**DESCRIPTION OF THE TASK:** Repeat every line of the data exactly, but not the pictures.

**COLLECTED DATA:**
-- start --
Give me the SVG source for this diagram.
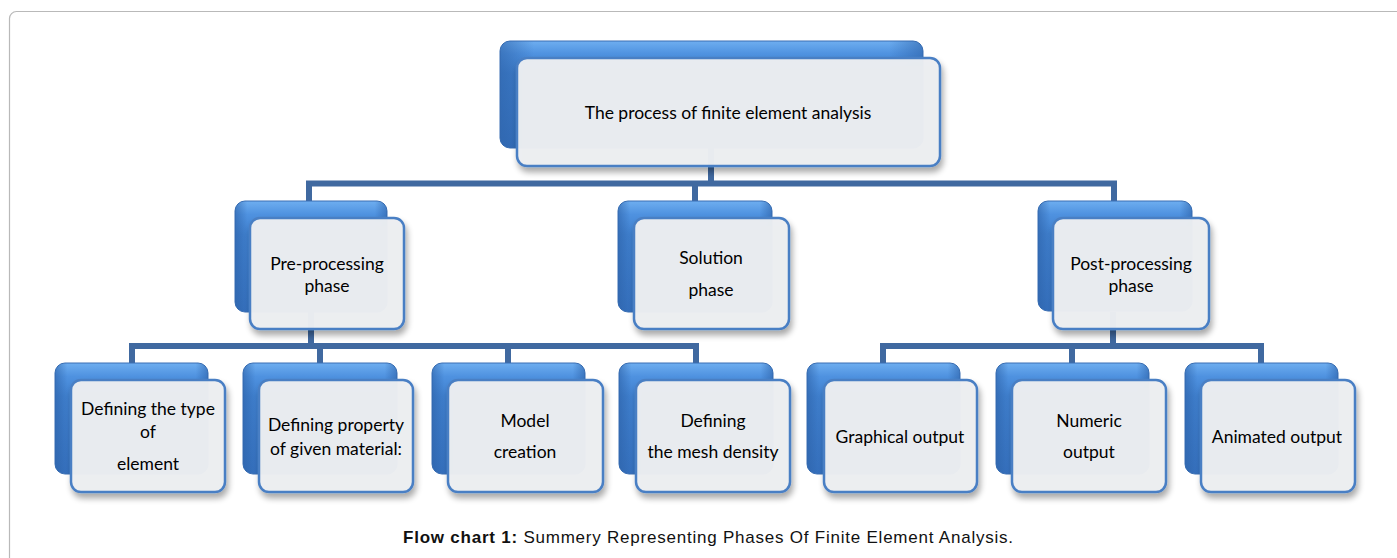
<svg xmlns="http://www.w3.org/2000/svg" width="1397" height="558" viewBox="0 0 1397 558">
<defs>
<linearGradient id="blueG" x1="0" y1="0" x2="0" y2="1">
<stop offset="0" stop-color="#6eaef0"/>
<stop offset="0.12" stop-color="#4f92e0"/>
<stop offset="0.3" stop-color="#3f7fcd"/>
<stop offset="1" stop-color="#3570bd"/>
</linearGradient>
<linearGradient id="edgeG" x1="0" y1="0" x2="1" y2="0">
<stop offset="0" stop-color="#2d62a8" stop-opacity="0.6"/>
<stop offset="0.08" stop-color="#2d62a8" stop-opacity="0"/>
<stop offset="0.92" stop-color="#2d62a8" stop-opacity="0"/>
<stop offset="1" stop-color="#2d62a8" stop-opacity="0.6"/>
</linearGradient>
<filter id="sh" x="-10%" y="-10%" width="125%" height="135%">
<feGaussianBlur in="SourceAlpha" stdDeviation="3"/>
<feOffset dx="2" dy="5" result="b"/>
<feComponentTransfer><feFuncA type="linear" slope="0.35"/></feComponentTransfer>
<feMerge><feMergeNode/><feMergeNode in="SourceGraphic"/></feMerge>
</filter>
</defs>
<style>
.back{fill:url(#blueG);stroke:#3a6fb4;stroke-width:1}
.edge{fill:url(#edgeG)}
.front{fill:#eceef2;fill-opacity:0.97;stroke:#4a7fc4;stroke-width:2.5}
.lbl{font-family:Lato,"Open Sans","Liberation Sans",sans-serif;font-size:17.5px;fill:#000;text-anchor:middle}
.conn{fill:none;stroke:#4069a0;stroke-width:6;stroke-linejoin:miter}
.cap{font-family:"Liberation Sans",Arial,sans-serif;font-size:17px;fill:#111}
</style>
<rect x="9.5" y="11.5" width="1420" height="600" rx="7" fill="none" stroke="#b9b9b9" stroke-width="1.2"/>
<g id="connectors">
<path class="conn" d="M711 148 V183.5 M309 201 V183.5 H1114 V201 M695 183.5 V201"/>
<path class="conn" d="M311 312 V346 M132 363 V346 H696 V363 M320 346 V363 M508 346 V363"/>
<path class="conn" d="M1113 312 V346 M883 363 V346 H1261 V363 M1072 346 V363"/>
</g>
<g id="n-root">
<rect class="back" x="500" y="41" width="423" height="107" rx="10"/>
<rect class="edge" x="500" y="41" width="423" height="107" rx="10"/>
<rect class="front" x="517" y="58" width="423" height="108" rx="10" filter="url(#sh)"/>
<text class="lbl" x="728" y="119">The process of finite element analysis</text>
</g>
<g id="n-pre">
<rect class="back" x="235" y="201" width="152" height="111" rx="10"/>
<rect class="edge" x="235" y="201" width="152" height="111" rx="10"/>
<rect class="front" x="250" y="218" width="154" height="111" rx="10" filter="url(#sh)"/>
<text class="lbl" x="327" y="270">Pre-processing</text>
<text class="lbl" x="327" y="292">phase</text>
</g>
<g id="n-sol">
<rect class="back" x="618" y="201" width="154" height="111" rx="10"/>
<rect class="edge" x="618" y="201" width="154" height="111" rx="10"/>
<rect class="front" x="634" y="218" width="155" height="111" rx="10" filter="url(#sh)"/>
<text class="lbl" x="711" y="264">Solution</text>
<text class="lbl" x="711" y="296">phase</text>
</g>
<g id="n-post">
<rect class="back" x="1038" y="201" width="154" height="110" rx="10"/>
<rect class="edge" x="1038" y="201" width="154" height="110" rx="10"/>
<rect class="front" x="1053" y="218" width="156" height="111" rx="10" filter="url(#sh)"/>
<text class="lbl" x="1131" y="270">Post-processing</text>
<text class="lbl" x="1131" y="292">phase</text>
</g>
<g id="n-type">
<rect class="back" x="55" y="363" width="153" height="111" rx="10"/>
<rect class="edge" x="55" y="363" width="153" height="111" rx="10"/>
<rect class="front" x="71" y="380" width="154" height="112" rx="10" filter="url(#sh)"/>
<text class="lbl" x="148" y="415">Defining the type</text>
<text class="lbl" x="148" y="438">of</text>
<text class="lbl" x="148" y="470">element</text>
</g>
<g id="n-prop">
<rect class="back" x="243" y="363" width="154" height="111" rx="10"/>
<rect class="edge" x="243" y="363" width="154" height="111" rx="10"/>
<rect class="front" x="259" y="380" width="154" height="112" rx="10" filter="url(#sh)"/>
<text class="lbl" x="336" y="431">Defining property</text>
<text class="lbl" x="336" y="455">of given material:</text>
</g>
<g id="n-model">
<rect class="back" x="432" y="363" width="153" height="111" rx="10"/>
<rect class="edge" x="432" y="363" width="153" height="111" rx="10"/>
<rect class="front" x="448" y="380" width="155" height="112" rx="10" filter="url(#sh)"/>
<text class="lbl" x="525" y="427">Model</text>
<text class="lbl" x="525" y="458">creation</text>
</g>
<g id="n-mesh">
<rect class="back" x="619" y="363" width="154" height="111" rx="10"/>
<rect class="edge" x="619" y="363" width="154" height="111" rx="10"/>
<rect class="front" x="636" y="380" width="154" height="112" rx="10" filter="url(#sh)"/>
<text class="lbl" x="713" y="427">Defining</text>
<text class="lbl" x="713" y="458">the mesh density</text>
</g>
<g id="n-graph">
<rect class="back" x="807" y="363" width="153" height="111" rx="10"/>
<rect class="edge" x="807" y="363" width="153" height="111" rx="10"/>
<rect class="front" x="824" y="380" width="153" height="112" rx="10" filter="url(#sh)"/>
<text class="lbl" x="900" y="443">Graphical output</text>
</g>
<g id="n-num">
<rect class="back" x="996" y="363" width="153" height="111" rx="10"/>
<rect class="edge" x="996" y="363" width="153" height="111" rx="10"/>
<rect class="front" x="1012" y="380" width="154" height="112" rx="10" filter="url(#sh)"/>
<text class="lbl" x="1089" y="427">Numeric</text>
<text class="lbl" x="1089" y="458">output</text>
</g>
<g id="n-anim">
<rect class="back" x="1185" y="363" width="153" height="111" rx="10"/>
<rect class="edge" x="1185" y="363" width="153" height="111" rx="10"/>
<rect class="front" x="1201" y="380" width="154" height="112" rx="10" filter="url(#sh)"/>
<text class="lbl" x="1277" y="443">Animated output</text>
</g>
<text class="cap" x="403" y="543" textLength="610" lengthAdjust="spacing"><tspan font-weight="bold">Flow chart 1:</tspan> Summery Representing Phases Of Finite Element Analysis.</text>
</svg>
-- end --
**EXERCISE RESPONSE:**
Give me the SVG source for this diagram.
<svg xmlns="http://www.w3.org/2000/svg" width="1397" height="558" viewBox="0 0 1397 558">
<defs>
<linearGradient id="blueG" x1="0" y1="0" x2="0" y2="1">
<stop offset="0" stop-color="#6eaef0"/>
<stop offset="0.12" stop-color="#4f92e0"/>
<stop offset="0.3" stop-color="#3f7fcd"/>
<stop offset="1" stop-color="#3570bd"/>
</linearGradient>
<linearGradient id="edgeG" x1="0" y1="0" x2="1" y2="0">
<stop offset="0" stop-color="#2d62a8" stop-opacity="0.6"/>
<stop offset="0.08" stop-color="#2d62a8" stop-opacity="0"/>
<stop offset="0.92" stop-color="#2d62a8" stop-opacity="0"/>
<stop offset="1" stop-color="#2d62a8" stop-opacity="0.6"/>
</linearGradient>
<filter id="sh" x="-10%" y="-10%" width="125%" height="135%">
<feGaussianBlur in="SourceAlpha" stdDeviation="3"/>
<feOffset dx="2" dy="5" result="b"/>
<feComponentTransfer><feFuncA type="linear" slope="0.35"/></feComponentTransfer>
<feMerge><feMergeNode/><feMergeNode in="SourceGraphic"/></feMerge>
</filter>
</defs>
<style>
.back{fill:url(#blueG);stroke:#3a6fb4;stroke-width:1}
.edge{fill:url(#edgeG)}
.front{fill:#eceef2;fill-opacity:0.97;stroke:#4a7fc4;stroke-width:2.5}
.lbl{font-family:Lato,"Open Sans","Liberation Sans",sans-serif;font-size:17.5px;fill:#000;text-anchor:middle}
.conn{fill:none;stroke:#4069a0;stroke-width:6;stroke-linejoin:miter}
.cap{font-family:"Liberation Sans",Arial,sans-serif;font-size:17px;fill:#111}
</style>
<rect x="9.5" y="11.5" width="1420" height="600" rx="7" fill="none" stroke="#b9b9b9" stroke-width="1.2"/>
<g id="connectors">
<path class="conn" d="M711 148 V183.5 M309 201 V183.5 H1114 V201 M695 183.5 V201"/>
<path class="conn" d="M311 312 V346 M132 363 V346 H696 V363 M320 346 V363 M508 346 V363"/>
<path class="conn" d="M1113 312 V346 M883 363 V346 H1261 V363 M1072 346 V363"/>
</g>
<g id="n-root">
<rect class="back" x="500" y="41" width="423" height="107" rx="10"/>
<rect class="edge" x="500" y="41" width="423" height="107" rx="10"/>
<rect class="front" x="517" y="58" width="423" height="108" rx="10" filter="url(#sh)"/>
<text class="lbl" x="728" y="119">The process of finite element analysis</text>
</g>
<g id="n-pre">
<rect class="back" x="235" y="201" width="152" height="111" rx="10"/>
<rect class="edge" x="235" y="201" width="152" height="111" rx="10"/>
<rect class="front" x="250" y="218" width="154" height="111" rx="10" filter="url(#sh)"/>
<text class="lbl" x="327" y="270">Pre-processing</text>
<text class="lbl" x="327" y="292">phase</text>
</g>
<g id="n-sol">
<rect class="back" x="618" y="201" width="154" height="111" rx="10"/>
<rect class="edge" x="618" y="201" width="154" height="111" rx="10"/>
<rect class="front" x="634" y="218" width="155" height="111" rx="10" filter="url(#sh)"/>
<text class="lbl" x="711" y="264">Solution</text>
<text class="lbl" x="711" y="296">phase</text>
</g>
<g id="n-post">
<rect class="back" x="1038" y="201" width="154" height="110" rx="10"/>
<rect class="edge" x="1038" y="201" width="154" height="110" rx="10"/>
<rect class="front" x="1053" y="218" width="156" height="111" rx="10" filter="url(#sh)"/>
<text class="lbl" x="1131" y="270">Post-processing</text>
<text class="lbl" x="1131" y="292">phase</text>
</g>
<g id="n-type">
<rect class="back" x="55" y="363" width="153" height="111" rx="10"/>
<rect class="edge" x="55" y="363" width="153" height="111" rx="10"/>
<rect class="front" x="71" y="380" width="154" height="112" rx="10" filter="url(#sh)"/>
<text class="lbl" x="148" y="415">Defining the type</text>
<text class="lbl" x="148" y="438">of</text>
<text class="lbl" x="148" y="470">element</text>
</g>
<g id="n-prop">
<rect class="back" x="243" y="363" width="154" height="111" rx="10"/>
<rect class="edge" x="243" y="363" width="154" height="111" rx="10"/>
<rect class="front" x="259" y="380" width="154" height="112" rx="10" filter="url(#sh)"/>
<text class="lbl" x="336" y="431">Defining property</text>
<text class="lbl" x="336" y="455">of given material:</text>
</g>
<g id="n-model">
<rect class="back" x="432" y="363" width="153" height="111" rx="10"/>
<rect class="edge" x="432" y="363" width="153" height="111" rx="10"/>
<rect class="front" x="448" y="380" width="155" height="112" rx="10" filter="url(#sh)"/>
<text class="lbl" x="525" y="427">Model</text>
<text class="lbl" x="525" y="458">creation</text>
</g>
<g id="n-mesh">
<rect class="back" x="619" y="363" width="154" height="111" rx="10"/>
<rect class="edge" x="619" y="363" width="154" height="111" rx="10"/>
<rect class="front" x="636" y="380" width="154" height="112" rx="10" filter="url(#sh)"/>
<text class="lbl" x="713" y="427">Defining</text>
<text class="lbl" x="713" y="458">the mesh density</text>
</g>
<g id="n-graph">
<rect class="back" x="807" y="363" width="153" height="111" rx="10"/>
<rect class="edge" x="807" y="363" width="153" height="111" rx="10"/>
<rect class="front" x="824" y="380" width="153" height="112" rx="10" filter="url(#sh)"/>
<text class="lbl" x="900" y="443">Graphical output</text>
</g>
<g id="n-num">
<rect class="back" x="996" y="363" width="153" height="111" rx="10"/>
<rect class="edge" x="996" y="363" width="153" height="111" rx="10"/>
<rect class="front" x="1012" y="380" width="154" height="112" rx="10" filter="url(#sh)"/>
<text class="lbl" x="1089" y="427">Numeric</text>
<text class="lbl" x="1089" y="458">output</text>
</g>
<g id="n-anim">
<rect class="back" x="1185" y="363" width="153" height="111" rx="10"/>
<rect class="edge" x="1185" y="363" width="153" height="111" rx="10"/>
<rect class="front" x="1201" y="380" width="154" height="112" rx="10" filter="url(#sh)"/>
<text class="lbl" x="1277" y="443">Animated output</text>
</g>
<text class="cap" x="403" y="543" textLength="610" lengthAdjust="spacing"><tspan font-weight="bold">Flow chart 1:</tspan> Summery Representing Phases Of Finite Element Analysis.</text>
</svg>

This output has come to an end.